[Source code of charts]
------------------------------------
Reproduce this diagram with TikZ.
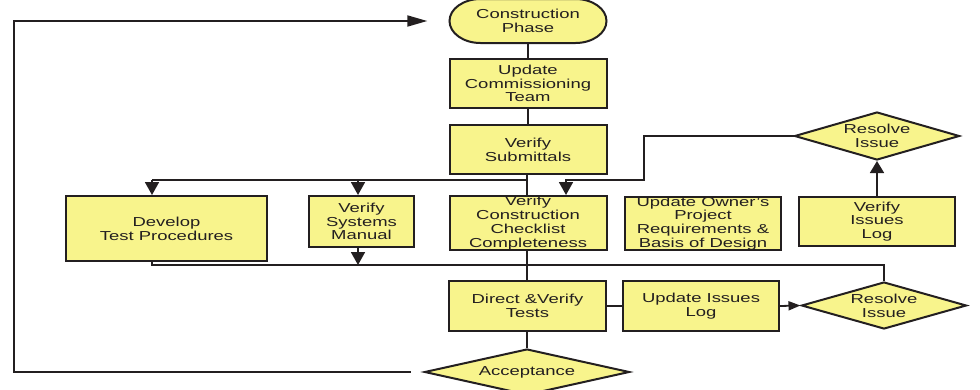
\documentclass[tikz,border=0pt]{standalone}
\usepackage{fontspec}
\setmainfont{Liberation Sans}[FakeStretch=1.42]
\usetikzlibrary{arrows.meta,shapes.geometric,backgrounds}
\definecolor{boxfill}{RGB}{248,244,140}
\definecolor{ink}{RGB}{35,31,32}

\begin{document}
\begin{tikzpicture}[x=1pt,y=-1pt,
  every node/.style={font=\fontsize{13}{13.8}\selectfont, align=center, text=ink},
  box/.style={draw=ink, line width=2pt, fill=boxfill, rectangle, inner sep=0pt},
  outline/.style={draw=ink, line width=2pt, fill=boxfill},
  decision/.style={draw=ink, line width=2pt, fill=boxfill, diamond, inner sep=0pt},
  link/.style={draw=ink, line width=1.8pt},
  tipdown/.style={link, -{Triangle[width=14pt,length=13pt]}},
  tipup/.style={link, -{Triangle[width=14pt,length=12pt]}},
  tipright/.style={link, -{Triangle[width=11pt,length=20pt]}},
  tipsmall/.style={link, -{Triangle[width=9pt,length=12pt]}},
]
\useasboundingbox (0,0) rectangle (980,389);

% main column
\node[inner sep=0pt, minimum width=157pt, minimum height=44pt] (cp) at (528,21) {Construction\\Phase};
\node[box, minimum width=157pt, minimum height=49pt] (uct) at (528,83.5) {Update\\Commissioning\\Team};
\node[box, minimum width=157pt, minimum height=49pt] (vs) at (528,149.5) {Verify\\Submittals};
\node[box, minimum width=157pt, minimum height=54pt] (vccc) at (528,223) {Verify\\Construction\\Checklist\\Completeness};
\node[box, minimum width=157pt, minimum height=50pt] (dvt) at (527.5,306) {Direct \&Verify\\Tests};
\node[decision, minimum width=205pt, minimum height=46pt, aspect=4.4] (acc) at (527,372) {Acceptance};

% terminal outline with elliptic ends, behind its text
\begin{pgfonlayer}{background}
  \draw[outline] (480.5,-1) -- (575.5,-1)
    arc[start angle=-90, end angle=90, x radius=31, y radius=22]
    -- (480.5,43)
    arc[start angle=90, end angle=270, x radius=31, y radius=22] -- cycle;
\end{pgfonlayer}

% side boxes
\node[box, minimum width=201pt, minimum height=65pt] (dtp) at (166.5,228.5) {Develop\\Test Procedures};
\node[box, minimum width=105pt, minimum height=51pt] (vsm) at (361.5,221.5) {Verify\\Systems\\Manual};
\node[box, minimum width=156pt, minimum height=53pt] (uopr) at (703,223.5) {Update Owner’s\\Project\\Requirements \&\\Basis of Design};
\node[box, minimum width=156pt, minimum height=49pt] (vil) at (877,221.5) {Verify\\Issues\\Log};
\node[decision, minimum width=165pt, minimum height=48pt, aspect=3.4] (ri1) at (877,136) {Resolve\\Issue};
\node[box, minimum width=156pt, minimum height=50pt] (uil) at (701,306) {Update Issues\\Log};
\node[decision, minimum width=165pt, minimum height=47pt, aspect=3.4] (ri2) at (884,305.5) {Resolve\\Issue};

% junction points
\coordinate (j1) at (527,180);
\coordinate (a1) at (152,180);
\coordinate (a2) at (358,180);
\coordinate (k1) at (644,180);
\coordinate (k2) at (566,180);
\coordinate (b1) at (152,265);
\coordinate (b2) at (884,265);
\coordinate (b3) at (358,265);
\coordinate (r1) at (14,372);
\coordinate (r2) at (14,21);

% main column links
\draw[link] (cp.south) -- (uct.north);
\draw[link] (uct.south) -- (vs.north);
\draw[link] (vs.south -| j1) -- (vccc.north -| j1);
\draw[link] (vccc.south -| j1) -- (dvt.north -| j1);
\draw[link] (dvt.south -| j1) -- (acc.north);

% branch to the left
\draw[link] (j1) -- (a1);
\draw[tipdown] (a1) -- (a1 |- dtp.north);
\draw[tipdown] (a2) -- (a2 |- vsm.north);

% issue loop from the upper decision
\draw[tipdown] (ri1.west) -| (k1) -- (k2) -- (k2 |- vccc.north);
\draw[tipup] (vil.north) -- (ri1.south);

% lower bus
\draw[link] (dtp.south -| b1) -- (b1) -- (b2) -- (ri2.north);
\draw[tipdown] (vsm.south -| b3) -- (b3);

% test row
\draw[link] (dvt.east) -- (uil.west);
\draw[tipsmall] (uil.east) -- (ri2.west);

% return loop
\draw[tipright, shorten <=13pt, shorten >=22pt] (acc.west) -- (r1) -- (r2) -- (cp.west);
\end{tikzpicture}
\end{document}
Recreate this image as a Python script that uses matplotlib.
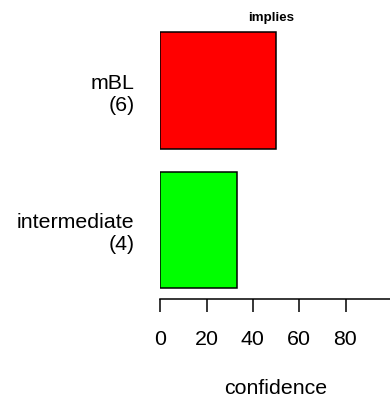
------------------------------------
Gather all lines where the word "with" appears.

Reproduce this diagram with TikZ.
% terminal outline with elliptic ends, behind its text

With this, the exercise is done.